Autant le dire tout de suite, et ainsi que le suggère Zola dès les premières lignes de l'oeuvre, on comprend très rapidement qu'on ne va pas beaucoup s'amuser durant cette lecture. Oeuvre profondément noire et poussiéreuse, où les personnages odieux extérieurement et intérieurement évoluent dans une atmosphère presque exclusivement visqueuse et froide, Thérèse Raquin raconte moins l'histoire d'un meurtre que l'histoire d'un remords. le crime est commis assez prématurément, sans fioritures excessives ; ce sont les tentatives des criminels pour se débarrasser du spectre de leur victime qui occupent la majeure partie de l'oeuvre, qui justifient de longs développements où l'impossibilité de retrouver la paix intérieure se manifeste en analyses psychologiques, en décisions contradictoires et en gestes compulsifs, désespérés et, évidemment, vains. Ce récit, ainsi que cette recherche plus ou moins sincère de rédemption ponctuée de voltefaces, est traitée de façon assez simple sur la forme, l'histoire se lit très facilement et avance vite. Je suis un peu surpris par le choix du titre, dans la mesure où Thérèse n'y est pas beaucoup plus importante que Laurent, deux personnages dont le cheminement est pratiquement parallèle à partir du moment fatidique du meurtre.

Pour l'auteur, le comportement humain est directement lié aux phénomènes du corps, où le caractère et l'instinct ne sont en réalité que des symptômes de la lutte d'influence que se livrent le sang et les nerfs. Il en résulte une surabondance du thème du corps, présent dans quasiment tous les paragraphes du récit, avec un point d'apogée dans le chapitre de la Morgue, vaste étalage mondain et morbide de chair humaine inerte. En parlant de « chair », d'ailleurs, il serait intéressant de compter le nombre d'occurrences de ce mot qui constitue, à n'en pas douter, une obsession de l'écrivain. Il en résulte une idée plutôt cynique de l'homme (et de la femme) gouverné par son corps à son insu, dont la raison ne vient que produire le prétexte qui lui donne l'illusion de décider les actes qu'il commet, alors que sa facette « animale » les lui dicte en réalité, en attendant que sa facette « humaine » finisse par y adhérer suffisamment pour la laisser transgresser la morale.
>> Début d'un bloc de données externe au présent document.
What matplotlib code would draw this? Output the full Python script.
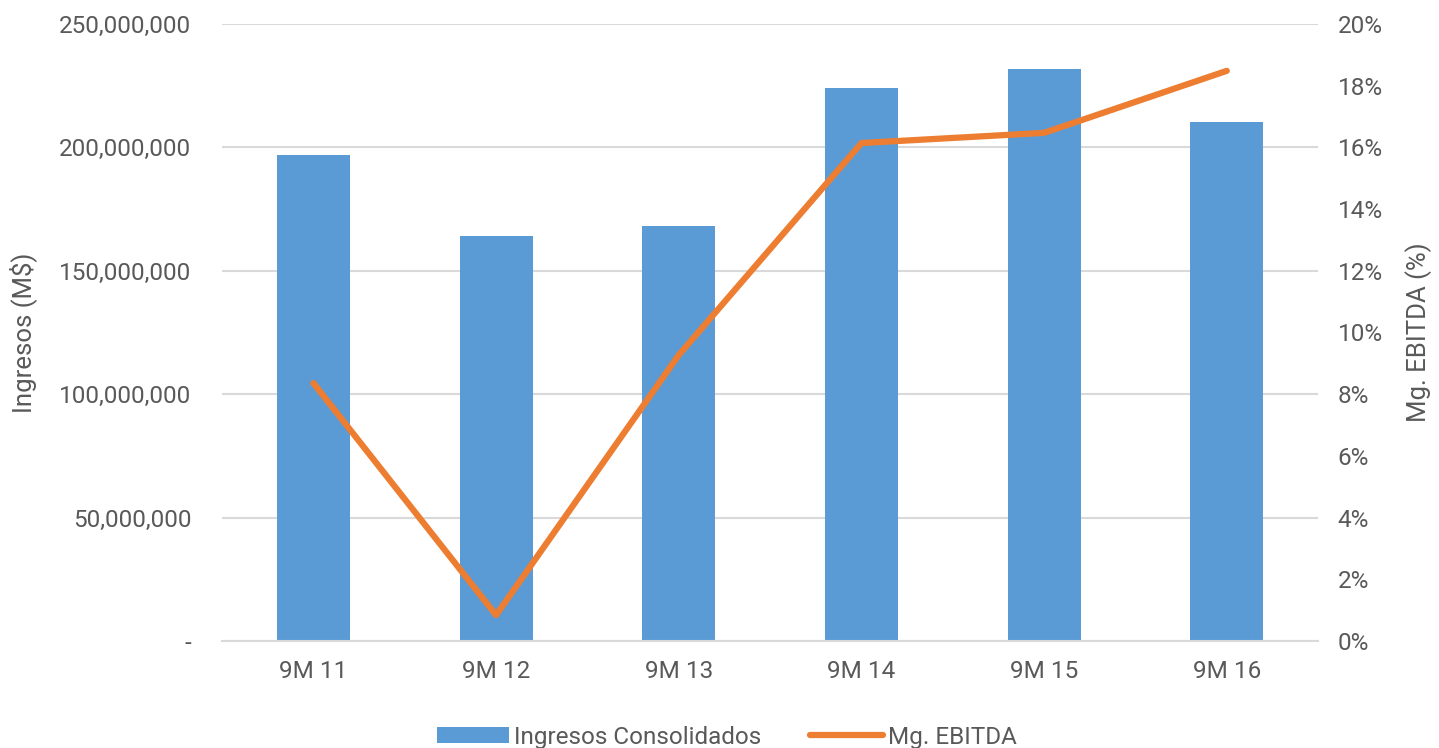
import matplotlib
matplotlib.use('Agg')
import matplotlib.pyplot as plt
from matplotlib.ticker import FuncFormatter, MultipleLocator
from matplotlib import font_manager

periodos = ['9M 11', '9M 12', '9M 13', '9M 14', '9M 15', '9M 16']
ingresos = [196.9e6, 164.1e6, 168.2e6, 224.1e6, 231.8e6, 210.3e6]
mg_ebitda = [8.36, 0.84, 9.27, 16.14, 16.47, 18.48]

names = {f.name for f in font_manager.fontManager.ttflist}
fam = 'Liberation Sans Narrow' if 'Liberation Sans Narrow' in names else 'Roboto'
plt.rcParams['font.family'] = [fam, 'DejaVu Sans']

gris = '#595959'
azul = '#5B9BD5'
naranja = '#ED7D31'

fig = plt.figure(figsize=(14.39, 7.48), dpi=100)
ax = fig.add_axes([0.1543, 0.143, 0.7617, 0.825])
ax2 = ax.twinx()

x = list(range(len(periodos)))
b = ax.bar(x, ingresos, width=0.4, color=azul, label='Ingresos Consolidados', zorder=2)
l, = ax2.plot(x, mg_ebitda, color=naranja, lw=4.5, solid_capstyle='round',
              label='Mg. EBITDA', zorder=3)

ax.set_xlim(-0.5, 5.5)
ax.set_ylim(0, 250e6)
ax2.set_ylim(0, 20)
ax.yaxis.set_major_locator(MultipleLocator(50e6))
ax2.yaxis.set_major_locator(MultipleLocator(2))
ax.yaxis.set_major_formatter(FuncFormatter(lambda v, p: '-' if v == 0 else f'{v:,.0f}'))
ax2.yaxis.set_major_formatter(FuncFormatter(lambda v, p: f'{v:.0f}%'))
ax.set_xticks(x)
ax.set_xticklabels(periodos)

ax.grid(axis='y', color='#D9D9D9', lw=1.5, zorder=0)
ax.set_axisbelow(True)
for a in (ax, ax2):
    for s in a.spines.values():
        s.set_visible(False)
    a.tick_params(length=0, labelsize=17.5, labelcolor=gris)
ax.spines['bottom'].set_visible(True)
ax.spines['bottom'].set_color('#D9D9D9')
ax.spines['bottom'].set_linewidth(1.5)
ax.tick_params(axis='y', pad=22)
ax.tick_params(axis='x', pad=14)
ax2.tick_params(axis='y', pad=14)

ax.set_ylabel('Ingresos (M$)', fontsize=18.5, color=gris, labelpad=16)
ax2.set_ylabel('Mg. EBITDA (%)', fontsize=18.5, color=gris, labelpad=16)

fig.legend([b, l], ['Ingresos Consolidados', 'Mg. EBITDA'], loc='lower center',
           bbox_to_anchor=(0.505, -0.03), ncol=2, frameon=False, fontsize=17.5,
           labelcolor=gris, handlelength=3.0, handleheight=0.6, handletextpad=0.2,
           columnspacing=2.0)

fig.savefig('out.png', dpi=100)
La morale, c'est peut-être d'ailleurs ce qui m'a le moins plu dans cette oeuvre, dont les aspects sordides, évoqués jusqu'ici, ne sont pas une mauvaise chose en soi. On a en effet un peu l'impression de lire une illustration des vieux cours de morale de la IIIème République, avec leurs litanies de phrases toutes faites récitées machinalement et quotidiennement par les élèves au point qu'elles en sont devenues des proverbes : « Bien mal acquis ne profite guère. », « L'oisiveté est mère de tous les vices. », « A qui mal fait, mal arrive. », etc. La conséquence de cette démarche, pour le coup, moralisatrice à souhait, avec un narrateur omniscient qui ne se prive pas de juger sévèrement les personnages, est que le livre aurait assez mal vieilli aux yeux d'un lectorat contemporain peut-être plus indépendant et plus friand d'implicite qu'autrefois, n'eussent été quelques chapitres qui s'absolvent de ce schéma simpliste pour proposer autre chose. Par exemple, la première nuit de cauchemar de Laurent est un grand moment de suspense, de même que l'affirmation de son talent artistique, hanté toutefois par le visage du disparu, est très frappante.

Un livre un peu prescriptif, donc, mais qui permet au lecteur de faire le plein de macabre, et se révèle extrêmement accessible sur un plan littéraire (on n'est pas encore à la surenchère de technicité de l'écrivain naturaliste), à partir d'un point de vue très singulier sur le tempérament humain.